Obviously, expending more than $23,000 on monthly expenses was significant, especially for that time, but this sum was half of cash on hand and receipts, so the Temples likely rested assured that their economic position was more than strong. The recent successes, surprising as they were to industry observers, with recent oil wells no doubt buoyed these feelings. It was probably assumed that more was to come from Montebello and Walter’s other petroleum prospecting projects.
Then there was his burgeoning real estate development endeavors, with his first construction project, the Temple Theatre in Alhambra to be completed at the end of 1921. With the latest boom underway in greater Los Angeles, Walter rushed forward with projects in downtown Los Angeles, San Gabriel, El Monte and Alhambra, before he launched Temple City, created as the boom hit its peak in 1923.

At the Homestead, the Workman House was recently remodeled for weekend residence and El Campo Santo’s renovation, including the erection of the mausoleum, was completed, as were many other improvements, including remodeling of 1860s wineries built by the Workmans, the addition of a reservoir/swimming pool and more. Not even in contemplation, however, was La Casa Nueva, which the Temple decided to build more than a year later and which became a five-year project at great expense.
That, in fact, would become a disturbing trend through the remainder of the Roaring Twenties. As Montebello proved to be a rather short-lived major oil field and new wells ceased coming, production on the existing Temple wells began to decline after 1921 and all of the intensive capital investment in other oil projects did not reproduce the staggering success at the Temple lease.

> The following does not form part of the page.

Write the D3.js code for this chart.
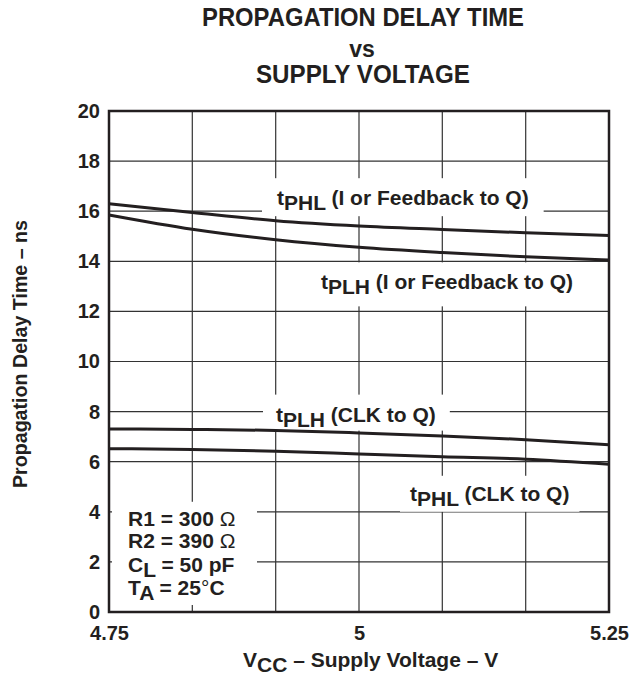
<!DOCTYPE html>
<html>
<head>
<meta charset="utf-8">
<script src="https://cdn.jsdelivr.net/npm/d3@7"></script>
<style>
  body { margin: 0; background: #fff; }
  text { font-family: "Liberation Sans", Arial, sans-serif; font-weight: bold; fill: #231f20; }
</style>
</head>
<body>
<script>
// supply voltage points (V) read at each vertical grid line
var volts = [4.75, 4.8333, 4.9167, 5.0, 5.0833, 5.1667, 5.25];

// propagation delay (ns) for each curve
var tphlFb  = [16.3, 15.95, 15.62, 15.41, 15.27, 15.14, 15.03];
var tplhFb  = [15.85, 15.28, 14.86, 14.56, 14.35, 14.18, 14.05];
var tplhClk = [7.31, 7.29, 7.25, 7.15, 7.03, 6.88, 6.68];
var tphlClk = [6.52, 6.49, 6.42, 6.31, 6.2, 6.1, 5.9];

// tick labels
var xTicks = [4.75, 5, 5.25];
var xTickLabels = ["4.75", "5", "5.25"];
var yTicks = [0, 2, 4, 6, 8, 10, 12, 14, 16, 18, 20];

var w = 634, h = 686;
var margin = {top: 111, right: 25, bottom: 74, left: 109};
var pw = w - margin.left - margin.right;
var ph = h - margin.top - margin.bottom;

var svg = d3.select("body").append("svg")
  .attr("width", w)
  .attr("height", h);

// title
var title = svg.append("g").attr("text-anchor", "middle");
title.append("text").attr("x", 363).attr("y", 26).style("font-size", "25px")
  .attr("textLength", 322).attr("lengthAdjust", "spacingAndGlyphs")
  .text("PROPAGATION DELAY TIME");
title.append("text").attr("x", 362).attr("y", 57).style("font-size", "23px")
  .text("vs");
title.append("text").attr("x", 363).attr("y", 83).style("font-size", "25px")
  .attr("textLength", 214).attr("lengthAdjust", "spacingAndGlyphs")
  .text("SUPPLY VOLTAGE");

var g = svg.append("g")
  .attr("transform", "translate(" + margin.left + "," + margin.top + ")");

var x = d3.scaleLinear().domain([4.75, 5.25]).range([0, pw]);
var y = d3.scaleLinear().domain([0, 20]).range([ph, 0]);

// grid lines
g.append("g").selectAll("line")
  .data(volts.slice(1, -1))
  .enter().append("line")
  .attr("x1", function(d) { return x(d); })
  .attr("x2", function(d) { return x(d); })
  .attr("y1", 0).attr("y2", ph)
  .attr("stroke", "#333").attr("stroke-width", 1.2);

g.append("g").selectAll("line")
  .data(yTicks.slice(1, -1))
  .enter().append("line")
  .attr("x1", 0).attr("x2", pw)
  .attr("y1", function(d) { return y(d); })
  .attr("y2", function(d) { return y(d); })
  .attr("stroke", "#333").attr("stroke-width", 1.2);

// white boxes behind text (masks the grid)
var boxes = g.append("g");
var labels = g.append("g");

function addLabel(vx, vy, main, sub, rest, pad) {
  var t = labels.append("text")
    .attr("x", x(vx)).attr("y", y(vy))
    .style("font-size", "21px");
  t.append("tspan").text(main);
  t.append("tspan").attr("dy", 5).text(sub);
  t.append("tspan").attr("dy", -5).text(rest);
  var b = t.node().getBBox();
  boxes.append("rect")
    .attr("x", b.x - pad[0]).attr("y", b.y - pad[1])
    .attr("width", b.width + pad[0] + pad[2])
    .attr("height", b.height + pad[1] + pad[3])
    .attr("fill", "#fff");
}

addLabel(4.918, 16.24, "t", "PHL", " (I or Feedback to Q)", [15, 8, 15, 2]);
addLabel(4.962, 12.88, "t", "PLH", " (I or Feedback to Q)", [8, 8, 8, 8]);
addLabel(4.917, 7.6, "t", "PLH", " (CLK to Q)", [13, 8, 14, 0]);
addLabel(5.051, 4.44, "t", "PHL", " (CLK to Q)", [10, 6, 10, 2]);

// conditions block
var cond = labels.append("g").style("font-size", "21px");
var c1 = cond.append("text").attr("x", 19).attr("y", y(3.45));
c1.append("tspan").text("R1 = 300 ");
c1.append("tspan").style("font-weight", "normal").text("Ω");
var c2 = cond.append("text").attr("x", 19).attr("y", y(2.57));
c2.append("tspan").text("R2 = 390 ");
c2.append("tspan").style("font-weight", "normal").text("Ω");
var c3 = cond.append("text").attr("x", 19).attr("y", y(1.6));
c3.append("tspan").text("C");
c3.append("tspan").attr("dy", 5).text("L");
c3.append("tspan").attr("dy", -5).text(" = 50 pF");
var c4 = cond.append("text").attr("x", 19).attr("y", y(0.68));
c4.append("tspan").text("T");
c4.append("tspan").attr("dy", 5).text("A");
c4.append("tspan").attr("dy", -5).text(" = 25");
c4.append("tspan").style("font-weight", "normal").text("°");
c4.append("tspan").text("C");
boxes.append("rect")
  .attr("x", 3).attr("y", y(4.4))
  .attr("width", 145).attr("height", y(0.28) - y(4.4))
  .attr("fill", "#fff");

// curves
var line = d3.line()
  .x(function(d, i) { return x(volts[i]); })
  .y(function(d) { return y(d); })
  .curve(d3.curveMonotoneX);

[tphlFb, tplhFb, tplhClk, tphlClk].forEach(function(s) {
  g.append("path")
    .datum(s)
    .attr("d", line)
    .attr("fill", "none")
    .attr("stroke", "#231f20")
    .attr("stroke-width", 3);
});

// frame
g.append("rect")
  .attr("width", pw).attr("height", ph)
  .attr("fill", "none").attr("stroke", "#231f20").attr("stroke-width", 2.5);

// axes
g.append("g")
  .call(d3.axisLeft(y).tickValues(yTicks).tickSize(0).tickPadding(9))
  .call(function(a) { a.select(".domain").remove(); })
  .selectAll("text")
  .style("font-size", "20px")
  .style("font-family", null);

g.append("g")
  .attr("transform", "translate(0," + ph + ")")
  .call(d3.axisBottom(x).tickValues(xTicks).tickSize(0).tickPadding(14)
    .tickFormat(function(d, i) { return xTickLabels[i]; }))
  .call(function(a) { a.select(".domain").remove(); })
  .selectAll("text")
  .style("font-size", "20px")
  .style("font-family", null);

g.selectAll(".tick text").attr("fill", "#231f20");

// axis titles
svg.append("text")
  .attr("transform", "translate(27," + 354 + ") rotate(-90)")
  .attr("text-anchor", "middle")
  .style("font-size", "20px")
  .attr("textLength", 268).attr("lengthAdjust", "spacingAndGlyphs")
  .text("Propagation Delay Time – ns");

var xt = svg.append("text")
  .attr("x", 243).attr("y", 667)
  .style("font-size", "21px");
xt.append("tspan").text("V");
xt.append("tspan").attr("dy", 5).text("CC");
xt.append("tspan").attr("dy", -5).text(" – Supply Voltage – V");
</script>
</body>
</html>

Simply put, receipts declined and expenditures climbed and this, of course, proved unsustainable over the next several years. Taking out bonds for Temple City and the Temple Estate in early 1926 was a way to deal with cash flow issues, though personal expenses continued with La Casa Nueva, continuing to send the four Temple children to private schools, and much else.
By the time the 1920s came to an end and the Great Depression burst forth, the Temples’ lucky streak was an increasingly distant memory and reality. Less than a decade after this report was issued and only about 2 1/2 years after La Casa Nueva was completed, the Temples vacated the Homestead, after Walter disposed of virtually every other asset and he hoped to save his ranch by leasing it to a military school. This, however, was futile as the depression worsened significantly in 1932 and he lost the property that July.

Financial reports like these are important documents for tracing the Temples’ trajectory financially and we’re thankful for donors like Jeannine as well as descendants for their donations as we continue to improve and refine our interpretation of the site’s remarkable history.